Toronto Artist Sarah Teitel shows Brain Paintings at Hangman Art Gallery

Toronto artist Sarah Teitel is showing a collection of new works at the Hangman Art Gallery. Press are invited to attend a media reception at the gallery (756 Queen Street East, Toronto) on Tuesday, June 26, 2012 from 7pm-9pm. The exhibit, “Brain Paintings,” will run from June 26-July 15, and will feature 20 paintings and collages. It is Sarah’s first solo show.

Sarah’s work will also be featured in the 14th Annual Riverdale Art Walk from June 2 to June 3 from 11am – 6pm. This exhibit allows over 125 artists the opportunity to share their work with collectors and the general public.

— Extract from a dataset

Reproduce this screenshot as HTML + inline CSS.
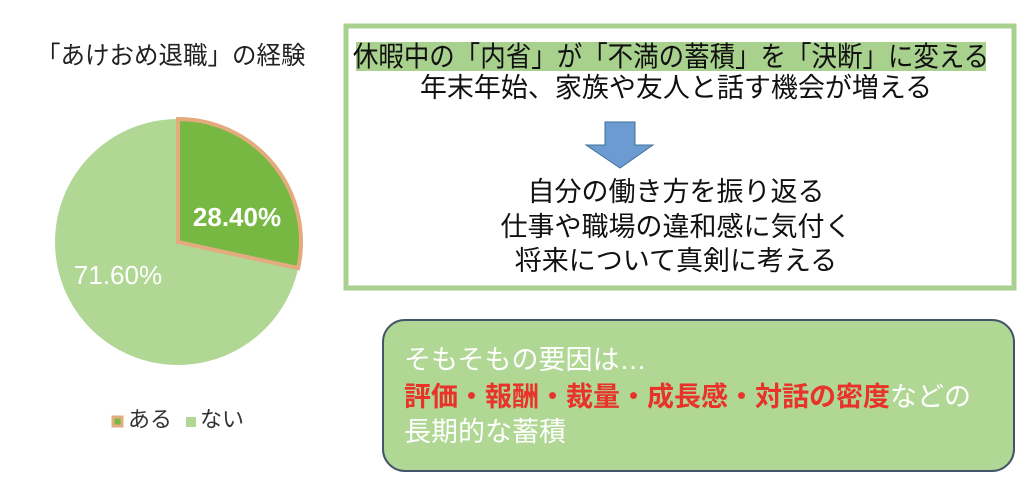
<!DOCTYPE html>
<html><head><meta charset="utf-8"><style>
body{margin:0;width:1024px;height:482px;background:#fff;position:relative;overflow:hidden;font-family:"Liberation Sans","Noto Sans CJK JP",sans-serif;}
.t{position:absolute;white-space:nowrap;line-height:1;}
.c{text-align:center;width:1000px;}
</style></head><body>
<div class="t" style="left:36px;top:44px;font-size:25px;color:#222;transform:scaleX(0.98);transform-origin:left;">「あけおめ退職」の経験</div>
<svg style="position:absolute;left:0;top:0" width="1024" height="482">
<circle cx="178" cy="242" r="123" fill="#b0d793"/>
<path d="M178,242 L178,119 A123,123 0 0 1 298.2,268.1 Z" fill="#77b843" stroke="#e3ab7e" stroke-width="4" stroke-linejoin="miter"/>
<text x="237" y="226" font-size="26" font-weight="bold" fill="#fff" text-anchor="middle" font-family="Liberation Sans, sans-serif">28.40%</text>
<text x="118" y="284" font-size="26" fill="#fff" text-anchor="middle" font-family="Liberation Sans, sans-serif">71.60%</text>
<rect x="113" y="417" width="9" height="9" fill="#77b843" stroke="#e3ab7e" stroke-width="3"/>
<rect x="186" y="417" width="10" height="10" fill="#b0d793"/>
<rect x="346" y="26" width="668" height="262" fill="#fff" stroke="#a9d18e" stroke-width="5"/>
<rect x="356" y="42" width="630" height="29" fill="#a9d18e"/>
<polygon points="605,122 635,122 635,145 653,145 620,168 586,145 605,145" fill="#6b9bd1" stroke="#41719c" stroke-width="1"/>
<rect x="383" y="320" width="631" height="151" rx="22" fill="#b0d793" stroke="#44546a" stroke-width="2"/>
</svg>
<div class="t" style="left:128px;top:409px;font-size:22px;color:#333;">ある</div>
<div class="t" style="left:200px;top:409px;font-size:22px;color:#333;">ない</div>
<div class="t c" style="left:171px;top:43px;font-size:28px;color:#111;transform:scaleX(0.91);transform-origin:center;">休暇中の「内省」が「不満の蓄積」を「決断」に変える</div>
<div class="t c" style="left:176px;top:75px;font-size:27px;color:#111;">年末年始、家族や友人と話す機会が増える</div>
<div class="t c" style="left:176px;top:179px;font-size:27px;color:#111;">自分の働き方を振り返る</div>
<div class="t c" style="left:176px;top:214px;font-size:27px;color:#111;">仕事や職場の違和感に気付く</div>
<div class="t c" style="left:176px;top:248px;font-size:27px;color:#111;">将来について真剣に考える</div>
<div class="t" style="left:404px;top:347px;font-size:27px;color:#fff;">そもそもの要因は…</div>
<div class="t" style="left:404px;top:384px;font-size:27px;color:#fff;"><span style="color:#e8322a;font-weight:bold;">評価・報酬・裁量・成長感・対話の密度</span>などの</div>
<div class="t" style="left:404px;top:419px;font-size:27px;color:#fff;">長期的な蓄積</div>
</body></html>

Married to a neuropsychiatrist who works with MRI, Sarah Teitel has been inspired to create a series of pieces that incorporate brain images with architectural elements and cultural symbols. Some of the resulting works are soberly elegant, some playfully irreverent. All pieces in the show include at least one detailed, accurate depiction of a
human brain.

“From a strictly aesthetic perspective the brain is fascinating,” says Sarah Teitel. “It can look like a flower, a landmass, a face. Its shape alone evokes so many symbols. I’m interested in exploring how colour and backdrop influence the viewer’s perception of the perceptive organ.”

Sarah creates in a variety of mediums. She sings, plays guitar and has released three albums of original songs. Her music has been played on the CBC, and on college radio stations throughout Canada and the U.S. As a performer, she has appeared at venues and festivals in Toronto, New York City and Austin, Texas.

As well, Sarah has created fashion. She handpaints vintage purses and cowboy boots that have sold from shops including 69 Vintage.

Sarah Teitel is also a published journalist and poet; she has written for The Globe and Mail, The Toronto Star, Saturday Night and Today’s Parent. Briefly, she was a wine columnist for Argyle. Her first collection of poetry will be published by Signal Editions in 2013. Several pieces Sarah will be showing at Hangman include collaged-in fragments of her poetry.

With “Brain Paintings”, Teitel hopes to stir curiosity up in viewers and communicate a sense of wonder.